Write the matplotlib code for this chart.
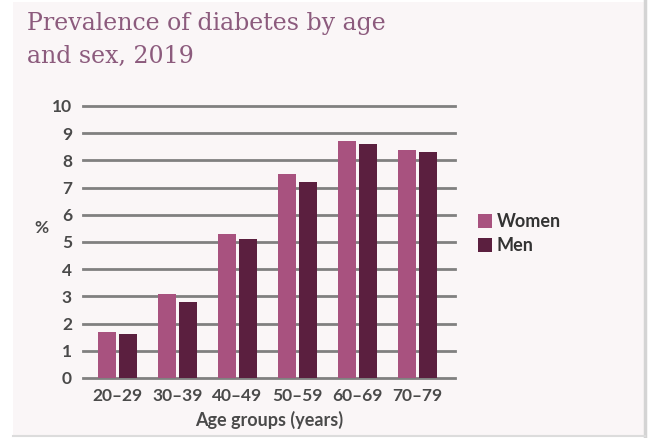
import matplotlib
matplotlib.use("Agg")
import matplotlib.pyplot as plt
from matplotlib.patches import Rectangle
from matplotlib.lines import Line2D
import numpy as np

age_groups = ["20–29", "30–39", "40–49", "50–59", "60–69", "70–79"]
women = [1.7, 3.1, 5.3, 7.5, 8.7, 8.4]
men = [1.6, 2.8, 5.1, 7.2, 8.6, 8.3]
y_ticks = list(range(0, 11))

WOMEN_COLOR = "#a8527f"
MEN_COLOR = "#5b1f3f"
PANEL_COLOR = "#faf6f7"
GRID_COLOR = "#808080"
TEXT_COLOR = "#4a4a4a"
TITLE_COLOR = "#8c5b7d"

W, H = 652, 438
fig = plt.figure(figsize=(W / 100, H / 100), dpi=100)
fig.patch.set_facecolor("white")

# light panel behind the chart with a thin grey edge on right and bottom
fig.add_artist(Rectangle((13 / W, 1 - 435 / H), (644 - 13) / W, (435 - 2) / H,
                         transform=fig.transFigure, facecolor=PANEL_COLOR,
                         edgecolor="none", zorder=-10))
fig.add_artist(Line2D([645 / W, 645 / W], [1 - 436 / H, 1 - 1 / H],
                      transform=fig.transFigure, color="#d4d4d4", lw=2.5, zorder=-9))
fig.add_artist(Line2D([13 / W, 645 / W], [1 - 436 / H, 1 - 436 / H],
                      transform=fig.transFigure, color="#dcdcdc", lw=1.5, zorder=-9))

ax = fig.add_axes([83 / W, 1 - 378 / H, (455 - 83) / W, (378 - 106) / H])
ax.set_facecolor("none")

x = np.arange(len(age_groups))
bw = 0.3
off = 0.175
ax.bar(x - off, women, bw, color=WOMEN_COLOR, zorder=3, label="Women")
ax.bar(x + off, men, bw, color=MEN_COLOR, zorder=3, label="Men")

ax.set_xlim(-0.575, 5.625)
ax.set_ylim(0, 10)
ax.set_yticks(y_ticks)
ax.set_yticklabels([str(t) for t in y_ticks])
for t in y_ticks:
    ax.axhline(t, color=GRID_COLOR, lw=2, zorder=1, clip_on=False)

ax.set_xticks(x)
ax.set_xticklabels(age_groups)
for s in ax.spines.values():
    s.set_visible(False)
ax.tick_params(axis="both", length=0, colors=TEXT_COLOR, labelsize=12.5)
ax.tick_params(axis="y", pad=8)
ax.tick_params(axis="x", pad=7)
for lab in ax.get_xticklabels() + ax.get_yticklabels():
    lab.set_fontweight("bold")
    lab.set_fontfamily("Lato")

ax.set_xlabel("Age groups (years)", fontsize=13, color=TEXT_COLOR,
              family="Lato", fontweight="bold", labelpad=5)

fig.text(41 / W, 1 - 228 / H, "%", fontsize=12.5, color=TEXT_COLOR, family="Lato",
         fontweight="bold", ha="center", va="center")

title_lines = [("Prevalence of diabetes by age", 30), ("and sex, 2019", 63)]
for line, base in title_lines:
    fig.text(27 / W, 1 - base / H, line, fontsize=17, color=TITLE_COLOR,
             family="DejaVu Serif", ha="left", va="baseline")

# legend
legend_items = [("Women", WOMEN_COLOR, 221), ("Men", MEN_COLOR, 245)]
for name, col, yc in legend_items:
    fig.add_artist(Rectangle((478 / W, 1 - (yc + 7) / H), 14 / W, 14 / H,
                             transform=fig.transFigure, facecolor=col,
                             edgecolor="none"))
    fig.text(497 / W, 1 - yc / H, name, fontsize=13, color="#333333",
             family="Lato", fontweight="bold", ha="left", va="center")

fig.savefig("out.png", dpi=100)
====
:: Directions for this task ::
Reproduce the data above word for word from its first line through the line that holds "y_ticks = list(range(0, 11))", both ends included; skip pictures.

:: Reply ::
Write the matplotlib code for this chart.
import matplotlib
matplotlib.use("Agg")
import matplotlib.pyplot as plt
from matplotlib.patches import Rectangle
from matplotlib.lines import Line2D
import numpy as np

age_groups = ["20–29", "30–39", "40–49", "50–59", "60–69", "70–79"]
women = [1.7, 3.1, 5.3, 7.5, 8.7, 8.4]
men = [1.6, 2.8, 5.1, 7.2, 8.6, 8.3]
y_ticks = list(range(0, 11))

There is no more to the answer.